Mirin (sweet cooking wine)
The sweet golden-yellow wine called mirin was once drunk as an apéritif, just as the Spanish sip sherry. This was back when mirin was made artisanally with authentic ingredients, including glutinous rice. Today, most mirin is made from other starches and is mass-produced, making it unsuitable for drinking straight. Mirin’s role in Japanese cooking is as a sweetener—it’s more refined and mellower than table sugar and has a distinctive fragrance. When used in a basting sauce, mirin gives meats and fish an appealing gloss. In a marinade, mirin tenderizes in addition to providing flavor.

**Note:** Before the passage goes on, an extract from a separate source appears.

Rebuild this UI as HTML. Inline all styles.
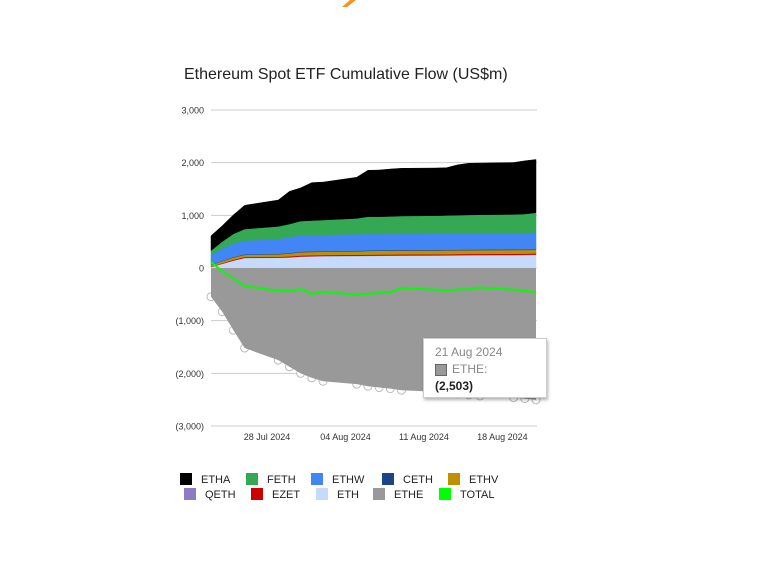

The best mirin may be labeled honmirin: honjozo (“true mirin: naturally brewed”). Even though this isn’t “real” mirin in the artisanal sense, it does retain some of the traditional processing steps. Lower quality mirin is sold under the name mirin-fu chomiryo (“a kind of mirin”) and aji-mirin (“mirin taste”). Refrigerated, mirin will retain its flavor for two months. A substitute for mirin is 1 Tbs. sake or white wine plus 2 tsp. sugar.

Sake (rice wine)
Sake (pronounced sah-kay or sah-kee) is made by fermenting a particular variety of rice. When used in a marinade, it tenderizes meat. Sake also removes unpleasant odors from ingredients while adding a fragrance of its own. Although sake types and quality vary widely in Japan, here in North America, the options are limited. Avoid “cooking sake,” which ranks in quality right down there with “cooking wine” sold in supermarkets. Instead, buy a bottle of modestly priced sake in a wine store. Sake can be dry or sweet; choose dry, as its higher acidity helps balance food’s flavor. Once opened, sake fades quickly. It won’t become undrinkable for some time, but as with any fine wine, oxidation kills its flavor and quality within days.